En conclusion, il s’agit d’une avancée majeure pour le droit de la concurrence européen reposant largement sur un mécanisme d’inversement de la charge de la preuve au profit des victimes. Cette directive, qui doit encore être entérinée par le Conseil, redessinera la mise en œuvre de la politique de concurrence dans les prochaines années. Cependant, ce changement se fera au prix d’un lourd sacrifice en droit civil français. En effet, la plupart de ces règles touchent à l’action en responsabilité civile. Or, si la jurisprudence a pu faire évoluer cette action pour l’adapter à la nécessité de certaines circonstances, la directive va obliger à prendre des mesures législatives qui risquent de bouleverser les textes du Code civil[5]. Une solution pourrait être de créer un régime de responsabilité ad hoc et dérogatoire au Code civil dans le Code de commerce. Affaire à suivre…


[1]Disponible en ligne.

[2] Il s’agit d’un réaffirmation du principe car la jurisprudence européenne a déjà consacré ce principe : CJCE, 20 septembre 2001, Courage Ltd c. Bernard Crehan et Bernard Crehan c/ Courage Ltd et autres, aff. C-453/99, Rec. 2001, p. I-6297 et CJCE, 13 juillet 2006, Manfredi, aff. jointes C-295-298/04, Rec. 2006, p. I-6619.

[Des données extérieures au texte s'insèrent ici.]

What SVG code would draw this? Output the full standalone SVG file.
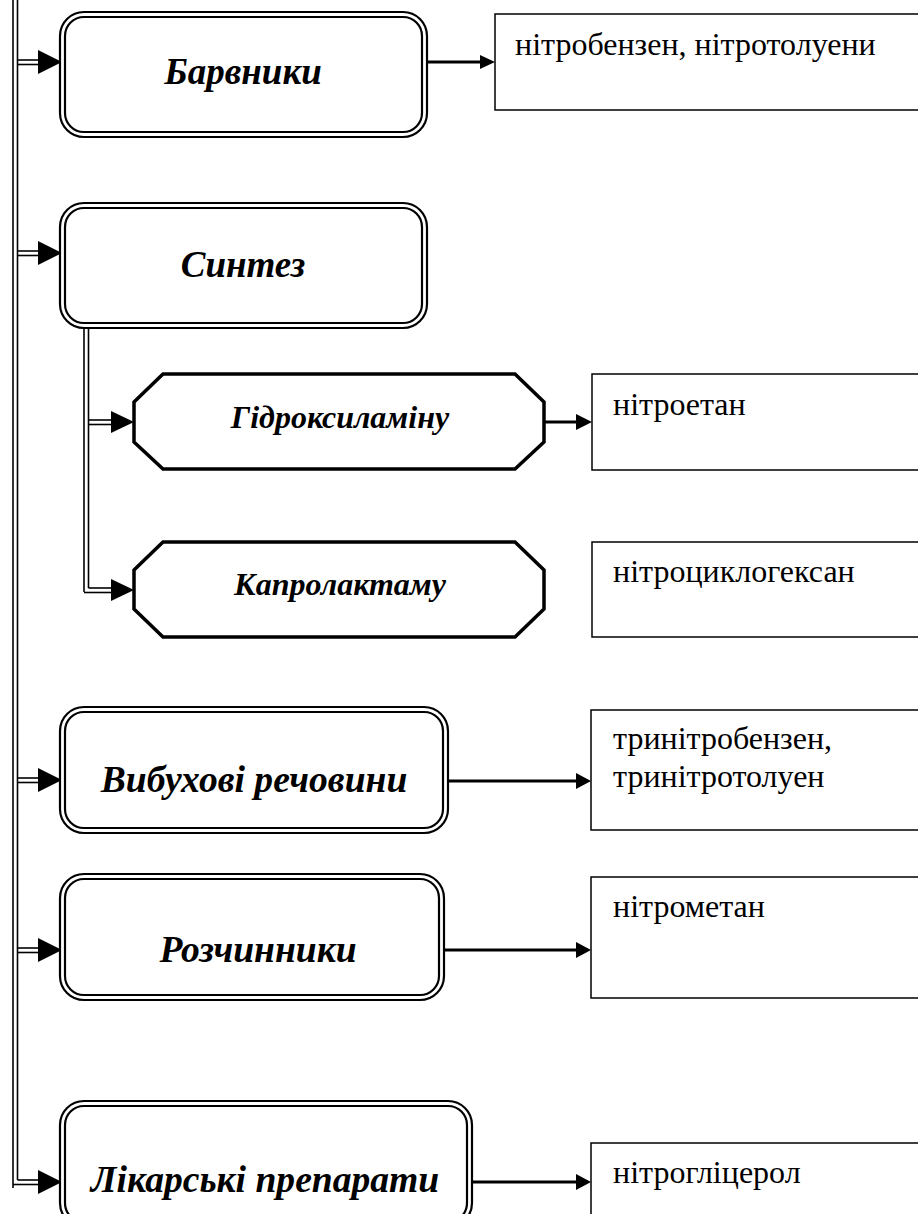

[3] Il s’agit là d’une forme de clémence privée inspirée du detrebling américain qui met en échec le droit à des dommages et intérêts triples à l’encontre des bénéficiaires du programme d’immunité du DOJ dans le cadre du contentieux antitrust privé.

[4] Là encore, il s’agit d’une réponse à la question de savoir s’il fallait s’inspirer des dommages et intérêts triples du Clayton Act américain.

[5] Nous pensons à la présomption de faute ou à la consécration législative de la solidarité en matière de responsabilité civile collective.